Rows from a dataset of charts and code:

* begin *

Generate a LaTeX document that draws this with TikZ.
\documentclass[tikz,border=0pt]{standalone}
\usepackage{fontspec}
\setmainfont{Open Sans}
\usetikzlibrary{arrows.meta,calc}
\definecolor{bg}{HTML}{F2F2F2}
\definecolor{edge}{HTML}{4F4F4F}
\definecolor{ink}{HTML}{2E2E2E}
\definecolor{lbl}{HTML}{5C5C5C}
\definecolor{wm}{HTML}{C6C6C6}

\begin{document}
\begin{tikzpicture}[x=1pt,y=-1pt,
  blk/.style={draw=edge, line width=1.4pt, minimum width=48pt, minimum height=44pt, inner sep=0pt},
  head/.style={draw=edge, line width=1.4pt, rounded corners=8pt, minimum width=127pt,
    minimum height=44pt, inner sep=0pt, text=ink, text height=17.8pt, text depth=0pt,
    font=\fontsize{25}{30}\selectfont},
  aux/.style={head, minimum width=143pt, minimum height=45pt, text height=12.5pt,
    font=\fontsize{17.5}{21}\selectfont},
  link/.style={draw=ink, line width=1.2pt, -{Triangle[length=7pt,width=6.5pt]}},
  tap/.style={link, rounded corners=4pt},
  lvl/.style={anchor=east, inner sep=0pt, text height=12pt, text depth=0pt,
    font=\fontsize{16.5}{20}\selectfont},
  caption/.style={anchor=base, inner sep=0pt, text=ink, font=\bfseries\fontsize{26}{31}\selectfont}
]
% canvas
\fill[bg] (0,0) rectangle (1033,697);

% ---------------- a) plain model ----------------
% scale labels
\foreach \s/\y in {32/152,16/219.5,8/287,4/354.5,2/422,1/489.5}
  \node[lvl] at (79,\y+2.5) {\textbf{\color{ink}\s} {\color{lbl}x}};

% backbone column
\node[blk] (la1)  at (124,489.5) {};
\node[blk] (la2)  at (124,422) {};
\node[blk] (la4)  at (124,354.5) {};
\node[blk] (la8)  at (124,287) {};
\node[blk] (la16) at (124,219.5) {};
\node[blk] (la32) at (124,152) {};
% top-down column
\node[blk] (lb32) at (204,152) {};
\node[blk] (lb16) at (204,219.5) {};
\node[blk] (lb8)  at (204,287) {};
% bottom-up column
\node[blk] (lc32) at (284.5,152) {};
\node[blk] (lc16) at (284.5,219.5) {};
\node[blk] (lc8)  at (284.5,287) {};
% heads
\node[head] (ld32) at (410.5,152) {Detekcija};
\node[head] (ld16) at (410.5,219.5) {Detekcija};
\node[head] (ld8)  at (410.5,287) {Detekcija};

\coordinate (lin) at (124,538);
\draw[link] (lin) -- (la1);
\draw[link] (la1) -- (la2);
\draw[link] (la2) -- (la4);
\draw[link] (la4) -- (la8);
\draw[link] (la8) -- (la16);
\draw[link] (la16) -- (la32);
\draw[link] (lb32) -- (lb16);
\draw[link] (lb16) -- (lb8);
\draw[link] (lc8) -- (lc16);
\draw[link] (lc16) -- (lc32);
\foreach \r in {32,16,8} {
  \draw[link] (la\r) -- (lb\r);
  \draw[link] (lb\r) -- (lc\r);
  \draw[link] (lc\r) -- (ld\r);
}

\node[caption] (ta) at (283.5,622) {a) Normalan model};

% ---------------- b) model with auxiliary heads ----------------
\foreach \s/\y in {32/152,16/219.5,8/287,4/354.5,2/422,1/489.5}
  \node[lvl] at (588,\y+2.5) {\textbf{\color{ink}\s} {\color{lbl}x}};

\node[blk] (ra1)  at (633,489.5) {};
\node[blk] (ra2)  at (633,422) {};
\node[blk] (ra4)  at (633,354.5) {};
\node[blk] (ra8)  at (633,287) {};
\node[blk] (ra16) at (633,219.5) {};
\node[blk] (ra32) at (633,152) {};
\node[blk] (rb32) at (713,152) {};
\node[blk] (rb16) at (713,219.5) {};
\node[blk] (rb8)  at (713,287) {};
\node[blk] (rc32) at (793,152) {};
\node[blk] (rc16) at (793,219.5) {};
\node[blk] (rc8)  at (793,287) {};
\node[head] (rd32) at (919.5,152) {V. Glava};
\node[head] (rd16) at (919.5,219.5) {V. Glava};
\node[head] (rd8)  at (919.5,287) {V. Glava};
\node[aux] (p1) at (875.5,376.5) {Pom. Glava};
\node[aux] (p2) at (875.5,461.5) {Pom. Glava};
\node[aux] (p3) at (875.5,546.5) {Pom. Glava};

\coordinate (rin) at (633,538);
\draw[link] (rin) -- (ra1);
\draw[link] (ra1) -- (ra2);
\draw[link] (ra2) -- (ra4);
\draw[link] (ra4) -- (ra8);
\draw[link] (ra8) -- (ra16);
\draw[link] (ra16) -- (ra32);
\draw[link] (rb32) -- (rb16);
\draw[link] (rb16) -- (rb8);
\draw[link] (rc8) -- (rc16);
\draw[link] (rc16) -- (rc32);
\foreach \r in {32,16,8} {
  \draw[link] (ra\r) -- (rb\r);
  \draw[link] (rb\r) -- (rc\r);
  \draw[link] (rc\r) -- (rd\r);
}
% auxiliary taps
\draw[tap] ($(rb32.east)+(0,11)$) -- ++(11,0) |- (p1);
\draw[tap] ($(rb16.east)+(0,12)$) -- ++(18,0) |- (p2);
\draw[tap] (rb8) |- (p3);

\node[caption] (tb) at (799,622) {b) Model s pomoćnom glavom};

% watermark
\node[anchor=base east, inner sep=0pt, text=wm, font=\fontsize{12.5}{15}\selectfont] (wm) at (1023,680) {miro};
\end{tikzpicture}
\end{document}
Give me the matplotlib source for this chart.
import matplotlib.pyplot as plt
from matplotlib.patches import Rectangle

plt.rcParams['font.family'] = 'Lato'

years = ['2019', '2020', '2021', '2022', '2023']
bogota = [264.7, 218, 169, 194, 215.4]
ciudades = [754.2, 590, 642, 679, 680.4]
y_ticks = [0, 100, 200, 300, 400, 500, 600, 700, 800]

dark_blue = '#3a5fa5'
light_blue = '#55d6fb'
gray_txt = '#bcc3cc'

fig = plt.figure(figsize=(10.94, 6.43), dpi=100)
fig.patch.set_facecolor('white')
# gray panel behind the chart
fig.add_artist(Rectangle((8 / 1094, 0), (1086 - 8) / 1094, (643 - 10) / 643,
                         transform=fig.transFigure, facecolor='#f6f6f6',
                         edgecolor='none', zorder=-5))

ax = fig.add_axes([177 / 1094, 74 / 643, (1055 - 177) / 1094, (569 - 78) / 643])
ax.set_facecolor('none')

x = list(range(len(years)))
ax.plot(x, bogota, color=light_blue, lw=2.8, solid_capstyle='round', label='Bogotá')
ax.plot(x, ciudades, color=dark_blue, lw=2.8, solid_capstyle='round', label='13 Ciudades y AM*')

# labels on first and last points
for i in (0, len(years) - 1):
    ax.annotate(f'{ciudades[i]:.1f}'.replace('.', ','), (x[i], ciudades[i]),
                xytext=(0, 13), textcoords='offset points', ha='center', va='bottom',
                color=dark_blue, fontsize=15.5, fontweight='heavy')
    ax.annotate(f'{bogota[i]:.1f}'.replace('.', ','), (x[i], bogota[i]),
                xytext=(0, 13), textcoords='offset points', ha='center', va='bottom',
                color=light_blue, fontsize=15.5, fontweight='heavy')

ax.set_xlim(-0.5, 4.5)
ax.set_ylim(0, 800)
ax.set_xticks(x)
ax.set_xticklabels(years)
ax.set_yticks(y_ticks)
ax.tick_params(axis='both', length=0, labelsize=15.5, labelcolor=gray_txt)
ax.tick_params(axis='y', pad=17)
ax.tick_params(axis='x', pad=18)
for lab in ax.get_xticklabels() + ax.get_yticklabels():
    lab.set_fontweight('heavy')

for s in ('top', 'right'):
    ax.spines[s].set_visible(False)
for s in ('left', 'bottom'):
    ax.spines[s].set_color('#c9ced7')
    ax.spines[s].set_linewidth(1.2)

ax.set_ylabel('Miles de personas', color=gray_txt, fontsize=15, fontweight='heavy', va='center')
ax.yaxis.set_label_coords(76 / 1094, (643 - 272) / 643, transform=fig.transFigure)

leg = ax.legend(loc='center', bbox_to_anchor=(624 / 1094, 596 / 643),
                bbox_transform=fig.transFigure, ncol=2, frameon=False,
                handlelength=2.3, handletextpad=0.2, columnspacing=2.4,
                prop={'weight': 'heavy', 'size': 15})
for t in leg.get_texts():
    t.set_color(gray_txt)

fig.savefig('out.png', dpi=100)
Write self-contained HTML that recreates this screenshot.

* end *

Up to and including the line with "(0,0) rectangle (1033,697);", repeat the data exactly, starting from its first line; nothing else belongs in the response.

▸ Result of this task:
Generate a LaTeX document that draws this with TikZ.
\documentclass[tikz,border=0pt]{standalone}
\usepackage{fontspec}
\setmainfont{Open Sans}
\usetikzlibrary{arrows.meta,calc}
\definecolor{bg}{HTML}{F2F2F2}
\definecolor{edge}{HTML}{4F4F4F}
\definecolor{ink}{HTML}{2E2E2E}
\definecolor{lbl}{HTML}{5C5C5C}
\definecolor{wm}{HTML}{C6C6C6}

\begin{document}
\begin{tikzpicture}[x=1pt,y=-1pt,
  blk/.style={draw=edge, line width=1.4pt, minimum width=48pt, minimum height=44pt, inner sep=0pt},
  head/.style={draw=edge, line width=1.4pt, rounded corners=8pt, minimum width=127pt,
    minimum height=44pt, inner sep=0pt, text=ink, text height=17.8pt, text depth=0pt,
    font=\fontsize{25}{30}\selectfont},
  aux/.style={head, minimum width=143pt, minimum height=45pt, text height=12.5pt,
    font=\fontsize{17.5}{21}\selectfont},
  link/.style={draw=ink, line width=1.2pt, -{Triangle[length=7pt,width=6.5pt]}},
  tap/.style={link, rounded corners=4pt},
  lvl/.style={anchor=east, inner sep=0pt, text height=12pt, text depth=0pt,
    font=\fontsize{16.5}{20}\selectfont},
  caption/.style={anchor=base, inner sep=0pt, text=ink, font=\bfseries\fontsize{26}{31}\selectfont}
]
% canvas
\fill[bg] (0,0) rectangle (1033,697);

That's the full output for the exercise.